Habitat opens to district’s families
A housing charity that has helped hundreds of Kiwi families into home ownership has opened its door to community groups willing to help find solutions to the Coromandel’s critical rental shortage.
While its focus is on cities nationally, it says any local community groups interested in working to address affordable housing and rental shortages in Whangamata and elsewhere on the Coromandel should get in touch.
“Habitat for Humanity is always looking for opportunities if an individual or community group is willing to be involved in a programme around affordable housing in the community,” says Nic Greene, general manager for Habitat Central North Island.
“If they’re up for that conversation — we are too.”
Real estate agents say Whangamata has been decimated by sales that have taken out more than 50 per cent of the rental pool in three years.
This, along with the reform of the Residential Tenancies Act that will add numerous requirements to bach owners choosing to rent out their properties, is putting the squeeze on an already critical shortage of rental properties.
The average rent has doubled in 12 years and Whitianga is more expensive than Whangamata.
But rent rises are predicted as landlords are faced with meeting additional costs on heating, insulation, getting unpermitted work signed off with council, increased insurance and testing costs for meth testing, and losing rights to say no to pets.
In one case, a landlord with 14 properties has pointed to proposed tenancy reforms for his decision to sell each of his rental properties as their lease comes to an end, after 25 years in the business.

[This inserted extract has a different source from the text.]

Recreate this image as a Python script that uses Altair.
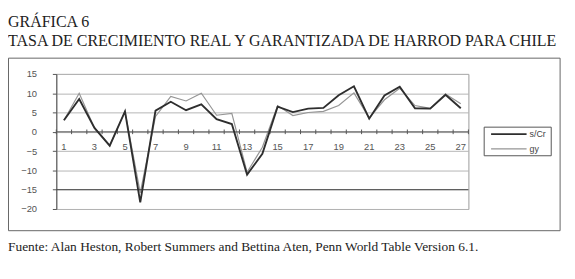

Mr Greene says “accidental” landlords — those with properties such as baches or who have not bought intentionally to invest in a rental — may need guarantees of longer tenure too if proposed legislation will limit their ability to evict.
Habitat for Humanity’s work includes providing rentals to low income families, a home repair programme helping low income families with the most urgent home repair for affordable repayments to the owner, and an assisted home ownership programme.
With this programme, families invest 500 hours of their time to build their own home or those of others. Once their home is completed the family makes affordable regular repayments to Habitat at a no profit basis.
In some smaller districts, the local council had partnered with Habitat to establish more affordable housing by selling properties such as former aged care homes to the organisation.
“As an organisation we like to work in partnership with local communities. We wouldn’t roll into Whangamata or anywhere else on the Coromandel and say ‘hey Habitat’s here, your problems are over’, but if it’s a coastal community where eight months of the year things are working okay and then demand goes up and people get evicted, then it fundamentally changes the community.
“We try to find that middle ground, so we completely understand the changes required for tenants but also understand for investors, they’re just normal people like everyone else and they’re the ones taking a lot of risks. I compare it to a commercial tenure. If people want secure tenure, they should be able to commit to a longer lease. If they want flexibility, that should equally be available to the landlord.”
Nic Greene, general manager for Habitat Central North Island hopes to work with community groups willing to help find solutions to the Coromandel’s critical rental shortage.